While President Donald Trump and his administration attempt to deal with the fallout surrounding a July phone call he made to the Ukrainian president in which Democrats say he exerted pressure to gain an advantage on his likely 2020 presidential opponent, America’s view on the matter is shifting.
According to The Hill, a Sunday morning poll from ABC News/Ipsos revealed that a majority of Americans are seeing the Ukraine phone call controversy as a serious problem. The survey indicated that 43 percent think it’s a “very serious” issue and 21 percent believe it’s a “somewhat serious” issue, for a total of 64 percent of Americans.
On the other end of the scale, 36 percent don’t believe the issue is “serious.”
Not unexpectedly, the results were even more influenced when separated by party affiliation, with 91 percent of Democrats indicating that Trump’s Ukraine interaction is a very serious or somewhat serious problem. In contrast, only 32 percent of Republicans felt the same way.

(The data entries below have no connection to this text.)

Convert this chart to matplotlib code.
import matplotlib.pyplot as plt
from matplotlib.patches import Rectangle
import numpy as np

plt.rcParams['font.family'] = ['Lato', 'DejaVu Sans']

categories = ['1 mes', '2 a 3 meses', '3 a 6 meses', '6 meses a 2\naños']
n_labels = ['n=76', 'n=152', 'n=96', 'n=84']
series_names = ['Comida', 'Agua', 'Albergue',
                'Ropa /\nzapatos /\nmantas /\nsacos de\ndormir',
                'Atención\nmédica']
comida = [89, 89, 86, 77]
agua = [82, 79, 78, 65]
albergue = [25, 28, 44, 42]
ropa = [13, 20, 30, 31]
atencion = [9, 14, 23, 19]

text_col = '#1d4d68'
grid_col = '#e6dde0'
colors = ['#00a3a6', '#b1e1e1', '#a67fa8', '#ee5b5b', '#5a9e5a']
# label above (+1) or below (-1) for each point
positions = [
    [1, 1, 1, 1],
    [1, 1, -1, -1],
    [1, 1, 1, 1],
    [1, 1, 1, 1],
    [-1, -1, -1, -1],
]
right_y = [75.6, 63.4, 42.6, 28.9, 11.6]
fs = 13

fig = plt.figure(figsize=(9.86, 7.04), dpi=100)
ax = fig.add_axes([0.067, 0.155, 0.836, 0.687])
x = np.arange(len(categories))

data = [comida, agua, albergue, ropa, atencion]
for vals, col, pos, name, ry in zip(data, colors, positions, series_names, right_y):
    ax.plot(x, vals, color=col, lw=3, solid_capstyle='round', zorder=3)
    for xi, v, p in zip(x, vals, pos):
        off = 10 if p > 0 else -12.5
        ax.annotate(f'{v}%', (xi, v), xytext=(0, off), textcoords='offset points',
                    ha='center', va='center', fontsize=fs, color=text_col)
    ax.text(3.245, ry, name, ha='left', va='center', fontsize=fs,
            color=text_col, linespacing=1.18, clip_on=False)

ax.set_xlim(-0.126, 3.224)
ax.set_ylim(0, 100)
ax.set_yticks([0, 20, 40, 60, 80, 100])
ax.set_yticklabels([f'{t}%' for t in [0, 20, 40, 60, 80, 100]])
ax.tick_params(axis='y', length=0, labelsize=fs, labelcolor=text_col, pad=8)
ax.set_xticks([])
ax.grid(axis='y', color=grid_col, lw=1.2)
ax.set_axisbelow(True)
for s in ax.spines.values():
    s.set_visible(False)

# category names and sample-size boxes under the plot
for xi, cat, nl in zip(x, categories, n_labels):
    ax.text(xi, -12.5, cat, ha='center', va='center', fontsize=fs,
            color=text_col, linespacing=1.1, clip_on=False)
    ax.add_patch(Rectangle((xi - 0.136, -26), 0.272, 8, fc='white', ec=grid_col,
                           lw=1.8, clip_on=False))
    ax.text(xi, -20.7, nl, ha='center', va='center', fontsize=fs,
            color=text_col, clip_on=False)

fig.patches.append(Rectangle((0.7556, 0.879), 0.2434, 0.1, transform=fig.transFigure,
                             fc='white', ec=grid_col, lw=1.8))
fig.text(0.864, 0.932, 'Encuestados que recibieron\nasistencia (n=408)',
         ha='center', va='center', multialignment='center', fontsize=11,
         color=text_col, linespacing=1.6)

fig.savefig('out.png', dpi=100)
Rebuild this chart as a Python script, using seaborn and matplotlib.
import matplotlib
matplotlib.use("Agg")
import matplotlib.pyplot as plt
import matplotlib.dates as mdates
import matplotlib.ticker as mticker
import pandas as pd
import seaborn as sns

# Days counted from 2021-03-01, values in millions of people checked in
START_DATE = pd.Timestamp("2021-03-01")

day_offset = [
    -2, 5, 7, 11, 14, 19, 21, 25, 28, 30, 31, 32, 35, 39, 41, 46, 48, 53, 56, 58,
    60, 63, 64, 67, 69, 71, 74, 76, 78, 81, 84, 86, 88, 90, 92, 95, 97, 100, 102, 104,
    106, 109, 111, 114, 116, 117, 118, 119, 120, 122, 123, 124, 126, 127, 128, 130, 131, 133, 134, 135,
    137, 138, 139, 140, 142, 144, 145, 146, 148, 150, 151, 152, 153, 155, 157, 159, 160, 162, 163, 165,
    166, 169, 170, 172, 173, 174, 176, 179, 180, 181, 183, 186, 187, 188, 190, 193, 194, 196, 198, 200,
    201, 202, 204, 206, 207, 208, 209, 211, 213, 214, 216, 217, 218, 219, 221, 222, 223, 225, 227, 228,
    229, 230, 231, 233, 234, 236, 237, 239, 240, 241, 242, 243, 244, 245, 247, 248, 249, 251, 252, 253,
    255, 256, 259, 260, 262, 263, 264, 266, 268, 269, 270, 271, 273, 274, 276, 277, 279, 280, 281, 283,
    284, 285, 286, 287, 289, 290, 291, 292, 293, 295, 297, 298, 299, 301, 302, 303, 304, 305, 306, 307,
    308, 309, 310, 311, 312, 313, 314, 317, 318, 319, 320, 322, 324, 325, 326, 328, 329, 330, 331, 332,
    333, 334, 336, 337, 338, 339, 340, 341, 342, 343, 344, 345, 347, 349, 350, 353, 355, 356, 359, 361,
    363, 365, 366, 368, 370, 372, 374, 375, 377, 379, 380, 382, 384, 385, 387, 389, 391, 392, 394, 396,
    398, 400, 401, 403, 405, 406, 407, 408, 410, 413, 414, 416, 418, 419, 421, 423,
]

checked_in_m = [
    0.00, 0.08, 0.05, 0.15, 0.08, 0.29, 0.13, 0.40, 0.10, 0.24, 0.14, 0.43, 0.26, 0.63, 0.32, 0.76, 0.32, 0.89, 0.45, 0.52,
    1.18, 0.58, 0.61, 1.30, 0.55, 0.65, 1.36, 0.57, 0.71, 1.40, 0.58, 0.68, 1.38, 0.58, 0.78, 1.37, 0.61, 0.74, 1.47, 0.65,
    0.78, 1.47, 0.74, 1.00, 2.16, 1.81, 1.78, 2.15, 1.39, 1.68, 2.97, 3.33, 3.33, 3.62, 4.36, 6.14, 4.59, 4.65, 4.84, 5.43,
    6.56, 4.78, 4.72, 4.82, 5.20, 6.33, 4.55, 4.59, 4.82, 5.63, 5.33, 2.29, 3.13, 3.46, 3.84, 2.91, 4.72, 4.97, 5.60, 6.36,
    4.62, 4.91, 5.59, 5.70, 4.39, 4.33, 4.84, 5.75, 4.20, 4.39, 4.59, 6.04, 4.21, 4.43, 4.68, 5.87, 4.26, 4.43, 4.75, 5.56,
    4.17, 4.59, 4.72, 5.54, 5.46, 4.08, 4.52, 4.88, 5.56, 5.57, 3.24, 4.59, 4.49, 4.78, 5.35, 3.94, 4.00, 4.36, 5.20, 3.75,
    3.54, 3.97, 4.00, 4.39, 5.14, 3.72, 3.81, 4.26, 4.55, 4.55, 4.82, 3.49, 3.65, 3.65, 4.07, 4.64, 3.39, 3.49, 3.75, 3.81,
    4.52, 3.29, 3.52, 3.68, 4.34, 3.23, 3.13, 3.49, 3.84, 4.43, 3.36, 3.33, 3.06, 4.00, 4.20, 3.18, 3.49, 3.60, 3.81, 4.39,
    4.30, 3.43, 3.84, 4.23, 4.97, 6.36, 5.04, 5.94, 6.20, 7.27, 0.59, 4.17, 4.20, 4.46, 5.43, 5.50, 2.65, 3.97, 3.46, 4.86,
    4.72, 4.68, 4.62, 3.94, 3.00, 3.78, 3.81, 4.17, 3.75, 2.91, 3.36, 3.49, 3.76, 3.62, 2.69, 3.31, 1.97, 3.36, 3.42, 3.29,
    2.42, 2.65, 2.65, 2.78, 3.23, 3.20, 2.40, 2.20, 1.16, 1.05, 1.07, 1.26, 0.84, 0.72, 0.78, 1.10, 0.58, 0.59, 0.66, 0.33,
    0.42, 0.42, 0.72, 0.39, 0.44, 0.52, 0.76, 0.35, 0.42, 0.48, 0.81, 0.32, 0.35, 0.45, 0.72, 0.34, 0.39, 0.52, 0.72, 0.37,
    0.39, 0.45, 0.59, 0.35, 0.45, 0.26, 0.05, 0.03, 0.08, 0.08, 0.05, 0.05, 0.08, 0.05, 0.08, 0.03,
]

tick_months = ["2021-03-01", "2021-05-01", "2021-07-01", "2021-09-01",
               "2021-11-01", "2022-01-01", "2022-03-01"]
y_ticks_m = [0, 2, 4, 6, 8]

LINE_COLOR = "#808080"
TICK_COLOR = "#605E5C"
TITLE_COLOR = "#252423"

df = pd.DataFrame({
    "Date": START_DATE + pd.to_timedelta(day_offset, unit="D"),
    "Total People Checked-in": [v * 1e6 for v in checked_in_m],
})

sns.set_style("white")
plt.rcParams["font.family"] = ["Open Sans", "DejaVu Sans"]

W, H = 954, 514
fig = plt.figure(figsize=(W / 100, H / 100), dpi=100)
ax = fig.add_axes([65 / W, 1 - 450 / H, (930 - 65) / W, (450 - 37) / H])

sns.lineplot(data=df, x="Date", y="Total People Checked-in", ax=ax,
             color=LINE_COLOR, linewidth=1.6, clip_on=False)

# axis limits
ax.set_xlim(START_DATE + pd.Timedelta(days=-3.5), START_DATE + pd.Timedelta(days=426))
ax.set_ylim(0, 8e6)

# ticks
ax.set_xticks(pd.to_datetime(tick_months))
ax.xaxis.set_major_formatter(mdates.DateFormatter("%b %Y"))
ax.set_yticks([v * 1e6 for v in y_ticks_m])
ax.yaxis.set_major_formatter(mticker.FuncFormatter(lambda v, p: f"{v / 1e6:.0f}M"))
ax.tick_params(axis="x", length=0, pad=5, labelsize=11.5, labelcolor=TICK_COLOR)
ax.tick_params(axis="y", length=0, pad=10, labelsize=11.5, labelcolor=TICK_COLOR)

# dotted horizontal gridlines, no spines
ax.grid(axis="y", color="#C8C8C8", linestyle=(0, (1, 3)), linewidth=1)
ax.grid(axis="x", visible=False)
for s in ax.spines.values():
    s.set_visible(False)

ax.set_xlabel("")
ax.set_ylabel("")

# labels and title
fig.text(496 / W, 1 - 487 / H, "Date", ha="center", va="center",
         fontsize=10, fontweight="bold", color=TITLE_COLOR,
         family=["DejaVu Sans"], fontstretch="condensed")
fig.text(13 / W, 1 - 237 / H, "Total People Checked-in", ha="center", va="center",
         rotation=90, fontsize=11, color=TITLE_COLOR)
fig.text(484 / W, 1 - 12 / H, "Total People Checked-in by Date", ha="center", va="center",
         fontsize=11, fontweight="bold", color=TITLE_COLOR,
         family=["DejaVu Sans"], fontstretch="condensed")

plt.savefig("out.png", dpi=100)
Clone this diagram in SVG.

Eighty-three percent of those surveyed revealed that they were not surprised that the president asked Ukrainian President Volodymyr Zelensky to investigate potential corruption by former Vice President Joe Biden. The remainder said that they were surprised he would make such a request.
The controversy took a turn earlier in the week after a White House memo detailing the conversation between the two world leaders clearly showed the president asking Zelensky to investigate Biden. Critics of the president charge him with purposely withholding nearly $400 million in military aid as a type of quid pro quo in exchange for political dirt that would personally benefit his 2020 re-election bid.
After the call transcript was made public, former impeachment holdout House Speaker Nancy Pelosi announced a formal impeachment inquiry into Trump, setting the stage for a vast investigation into whether or not the president pressured Zelensky for personal gain, using military aid as the bargaining chip.
As previously reported by The Inquisitr, during a question-and-answer session at Tribune Fest on Saturday, Pelosi acknowledged that proceeding with impeachment could cost her politically in a massive way, including possibly losing control of the House of Representatives.
But Pelosi doubled down, explaining that defending the U.S. Constitution takes precedence over everything else, despite being reminded that impeachment could be a personal career-wrecking move.
“That doesn’t matter. That doesn’t matter. Because we cannot have a president of the United States undermining his oath of office, his loyalty to his oath of office, undermining our national security, and undermining the integrity of our elections,” Pelosi responded.
The Inquisitr reported that a new poll by NPR-PBS NewsHour-Marist revealed that 49 percent of those surveyed support Trump’s impeachment.